The Earth's climate has changed considerably since industrialisation began – there has been significant global surface warming, decrease in ice cover and sea level rise (IPCC 2013). Due to this, the term ‘Anthropocene’ was coined to describe the powerful influence of humans on the Earth system. But widespread natural climate variations have also been observed in the past. The best known variations are the sometimes very rapid successions of cold and warm periods. To understand these, comprehensive Earth-system models must be developed in order to make reliable predictions on the future climate.
Within the PalMod funding programme, climate dynamics, natural climate variability, and the underlying control processes during the last glacial cycle (the past 130,000 years) and their impact on the climate of the future are being investigated.

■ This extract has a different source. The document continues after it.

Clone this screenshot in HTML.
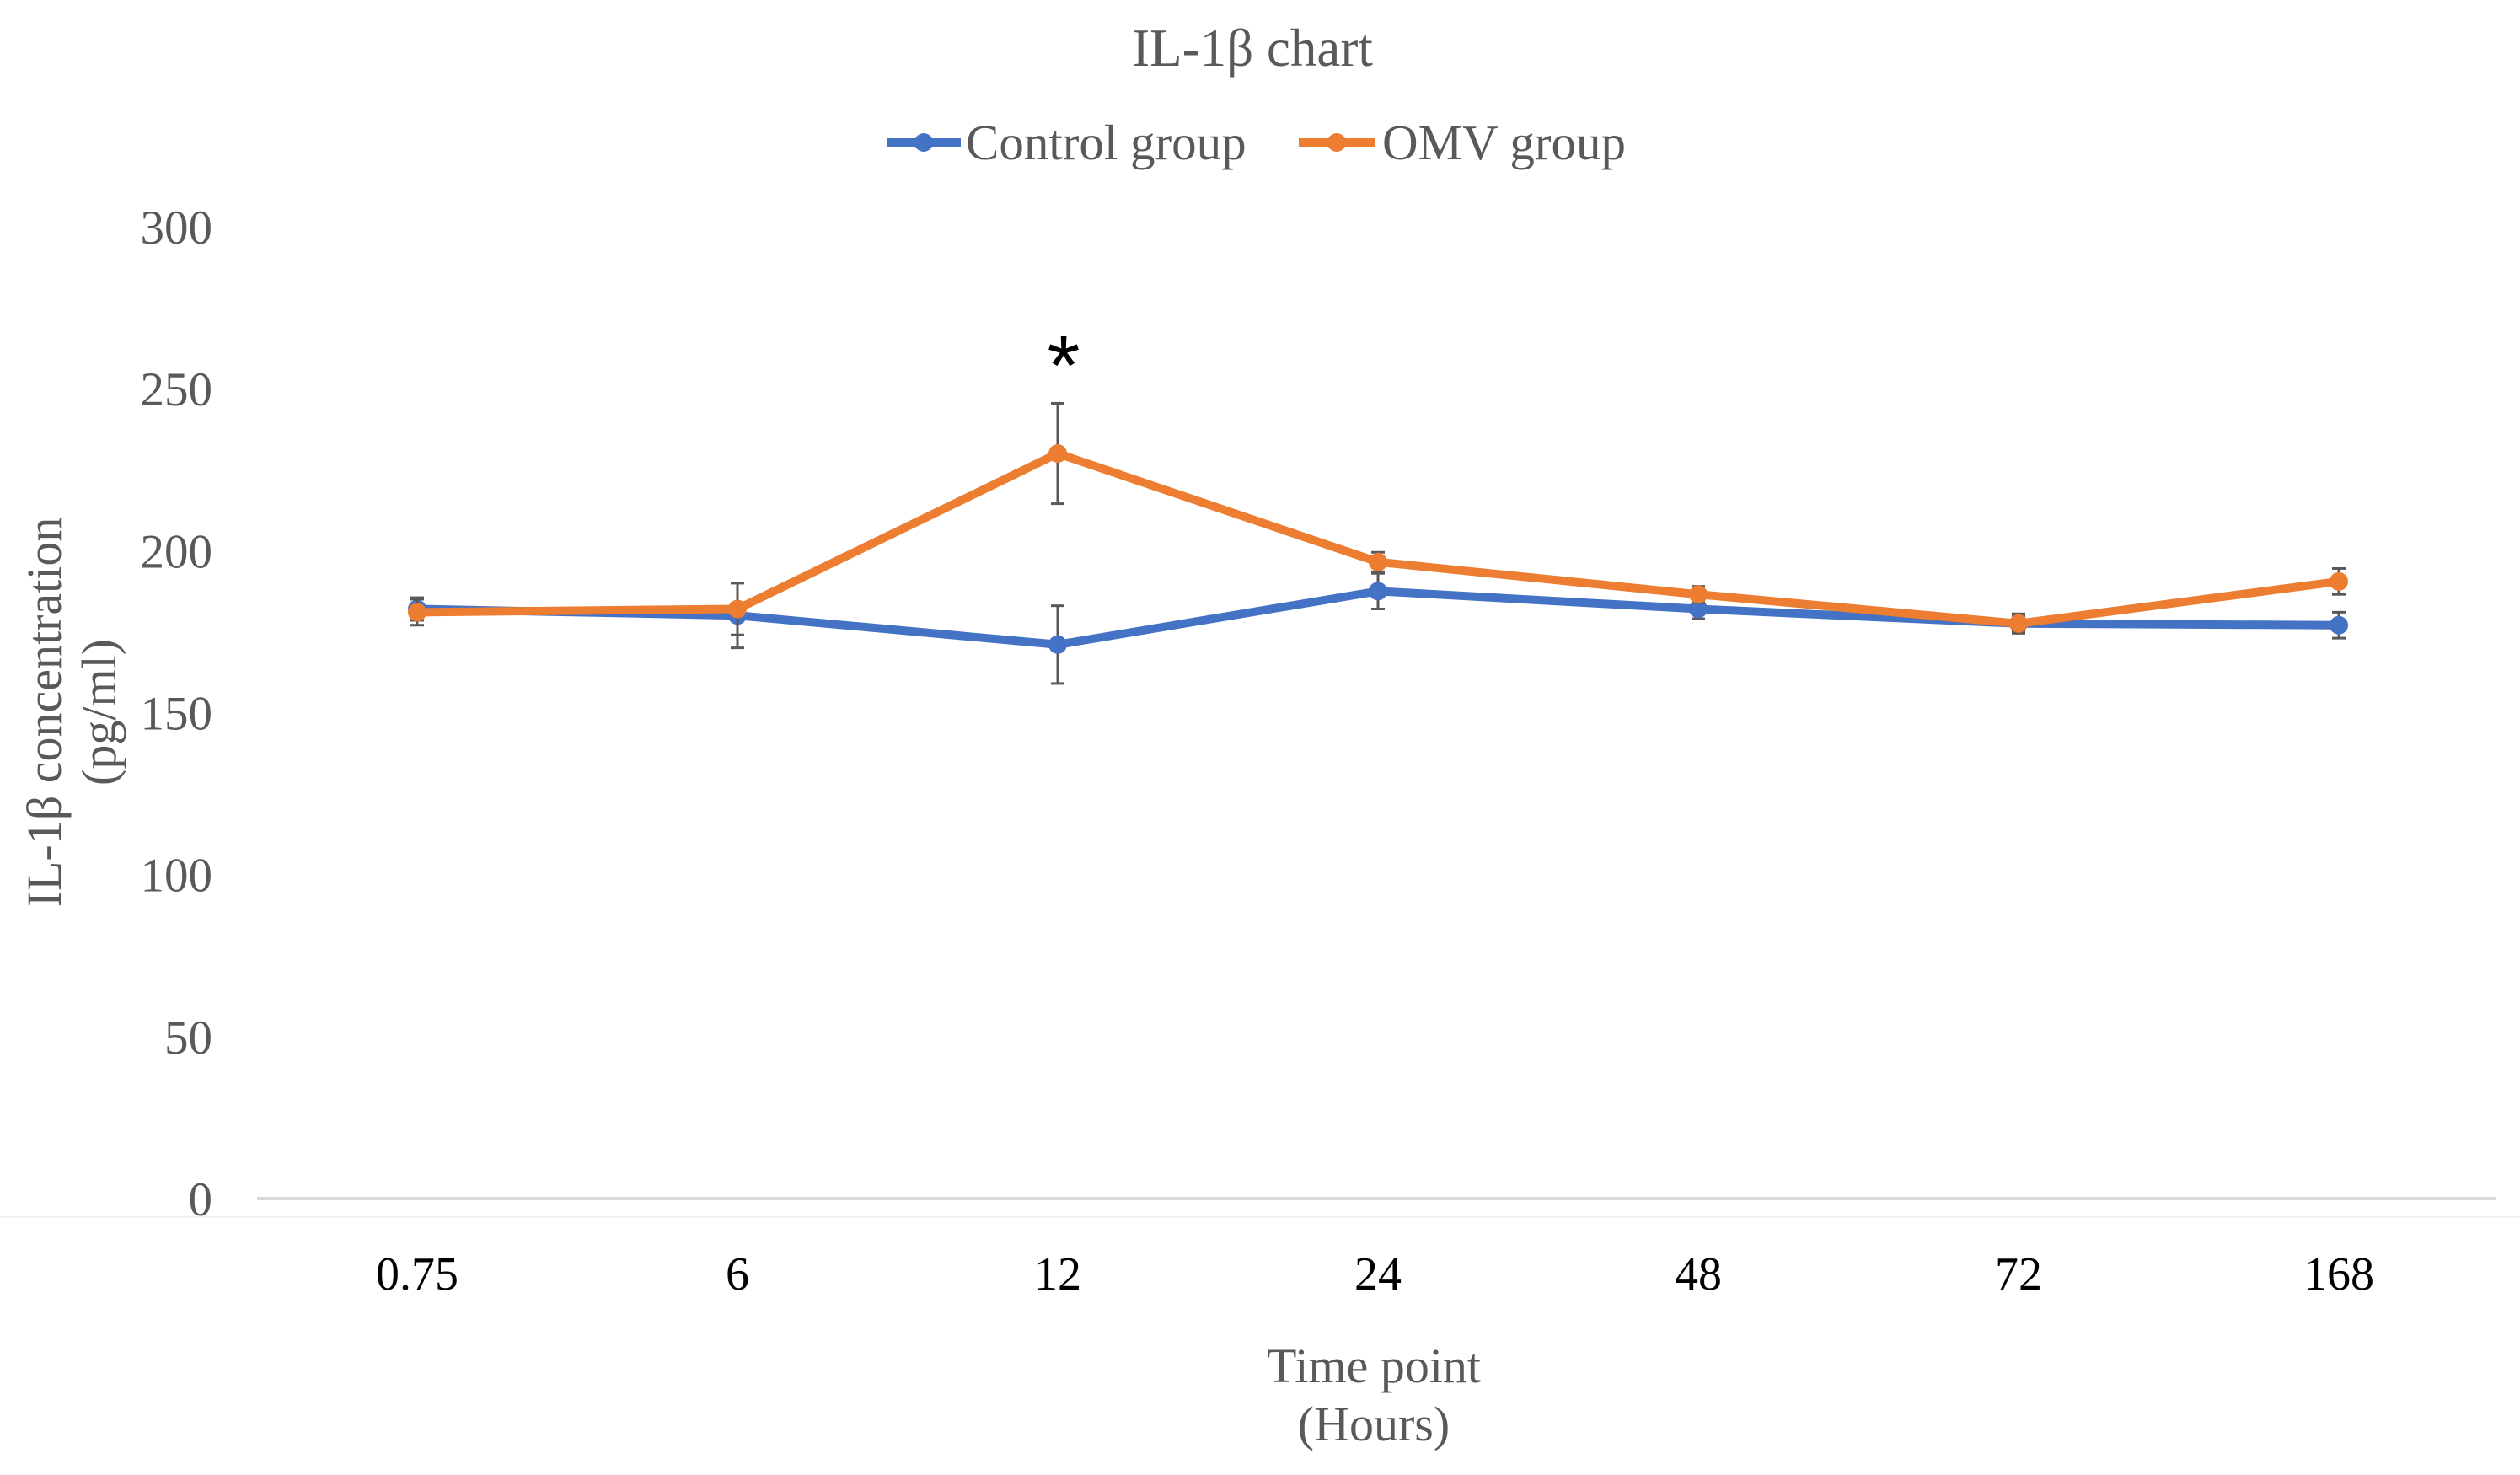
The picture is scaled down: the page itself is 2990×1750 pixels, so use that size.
<!DOCTYPE html>
<html><head><meta charset="utf-8"><style>
html,body{margin:0;padding:0;background:#fff;}
svg{display:block;font-family:"Liberation Serif",serif;}
</style></head><body>
<svg id="chart" width="2990" height="1750" viewBox="0 0 2990 1750">
<text x="1486" y="78" text-anchor="middle" font-size="63" fill="#595959">IL-1β chart</text>
<g>
 <g>
  <line x1="1053" y1="169" x2="1140" y2="169" stroke="#4472C4" stroke-width="10"/>
  <circle cx="1096" cy="169" r="11" fill="#4472C4"/>
  <text x="1146" y="189" font-size="59" fill="#595959">Control group</text>
 </g>
 <g>
  <line x1="1541" y1="169" x2="1632" y2="169" stroke="#ED7D31" stroke-width="10"/>
  <circle cx="1586" cy="169" r="11" fill="#ED7D31"/>
  <text x="1640" y="189" font-size="59" fill="#595959">OMV group</text>
 </g>
</g>
<g id="yticks"></g>
<g id="xticks"></g>
<line x1="305" y1="1422" x2="2962" y2="1422" stroke="#D9D9D9" stroke-width="4"/>
<line x1="0" y1="1444" x2="2990" y2="1444" stroke="#F2F2F2" stroke-width="2"/>
<g id="series"></g>
<text x="1262" y="468" text-anchor="middle" font-size="100" font-family="Liberation Sans, sans-serif" fill="#000">*</text>
<text x="1630" y="1640" text-anchor="middle" font-size="58" fill="#595959">Time point</text>
<text x="1630" y="1709" text-anchor="middle" font-size="58" fill="#595959">(Hours)</text>
<g transform="translate(0,845) rotate(-90)">
 <text x="0" y="72" text-anchor="middle" font-size="58" fill="#595959">IL-1β concentration</text>
 <text x="0" y="137" text-anchor="middle" font-size="58" fill="#595959">(pg/ml)</text>
</g>
</svg>
<script>
const categories = ["0.75","6","12","24","48","72","168"];
const controlValues = [182, 180, 171, 187.5, 182, 177.5, 177];
const controlErrors = [3.5, 10, 12, 5.5, 3, 3, 4];
const omvValues = [181, 182, 230, 196.5, 186.5, 177.5, 190.5];
const omvErrors = [4, 8, 15.5, 3, 2.5, 2.5, 4];
const yTicks = [0, 50, 100, 150, 200, 250, 300];

const NS = "http://www.w3.org/2000/svg";
const plotL = 305, plotR = 2965, yTop = 269, yBot = 1422, yMax = 300;
function xPos(i){ return plotL + (plotR - plotL) / categories.length * (i + 0.5); }
function yPos(v){ return yBot - (v / yMax) * (yBot - yTop); }
function mk(tag, attrs, parent){ const e = document.createElementNS(NS, tag); for (const k in attrs) e.setAttribute(k, attrs[k]); parent.appendChild(e); return e; }

const yg = document.getElementById("yticks");
yTicks.forEach(t => {
  const e = mk("text", {x: 252, y: yPos(t) + 20, "text-anchor": "end", "font-size": 57, fill: "#595959"}, yg);
  
  
  e.textContent = t;
});
const xg = document.getElementById("xticks");
categories.forEach((c, i) => {
  const e = mk("text", {x: xPos(i), y: 1530, "text-anchor": "middle", "font-size": 56, fill: "#000"}, xg);
  
  
  e.textContent = c;
});

const sg = document.getElementById("series");
function drawSeries(vals, errs, color, name){
  const g = mk("g", {}, sg);
  
  
  const pts = vals.map((v, i) => xPos(i) + "," + yPos(v)).join(" ");
  const pl = mk("polyline", {points: pts, fill: "none", stroke: color, "stroke-width": 10, "stroke-linejoin": "round"}, g);
  
  
  vals.forEach((v, i) => {
    const x = xPos(i), y1 = yPos(v + errs[i]), y2 = yPos(v - errs[i]);
    const eg = mk("g", {stroke: "#595959", "stroke-width": 3}, g);
    
    
    mk("line", {x1: x, y1: y1, x2: x, y2: y2}, eg);
    mk("line", {x1: x - 8, y1: y1, x2: x + 8, y2: y1}, eg);
    mk("line", {x1: x - 8, y1: y2, x2: x + 8, y2: y2}, eg);
  });
  vals.forEach((v, i) => {
    const c = mk("circle", {cx: xPos(i), cy: yPos(v), r: 11, fill: color}, g);
    
    
  });
}
drawSeries(controlValues, controlErrors, "#4472C4", "control");
drawSeries(omvValues, omvErrors, "#ED7D31", "omv");
</script>
</body></html>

To this end, the relative contributions of the processes that determined the Earth's climate during the last glacial cycle are being identified and quantified, and the climate of the past 130,000 years to today simulated using Earth system models. To enable these very long simulations over a period of 130,000 years, computer scientists are optimising existing Earth system models, thereby improving their run times.
Based on the results of these model studies, the robustness of climate projections can be better estimated and the meaningfulness of future climate simulations can be accordingly improved. In this way, conditions are created to boost the adaptability of industry and society to future climate changes.
The funding programme consists of multiple funding cycles (2-3 phases with a total duration of about 10 years). As the DLR Project Management Agency, we have designed and prepared the PalMod funding initiative. We are technically and administratively supervising the first phase of the funding initiative currently in progress. An evaluation will take place at the end of the first phase. In the event of a positive evaluation of the results, a second funding phase will be designed. The German Federal Ministry of Education and Research (BMBF) is supporting the first phase of the funding programme with 54 individual projects running from 2015 to 2019, and which total 19 million euro.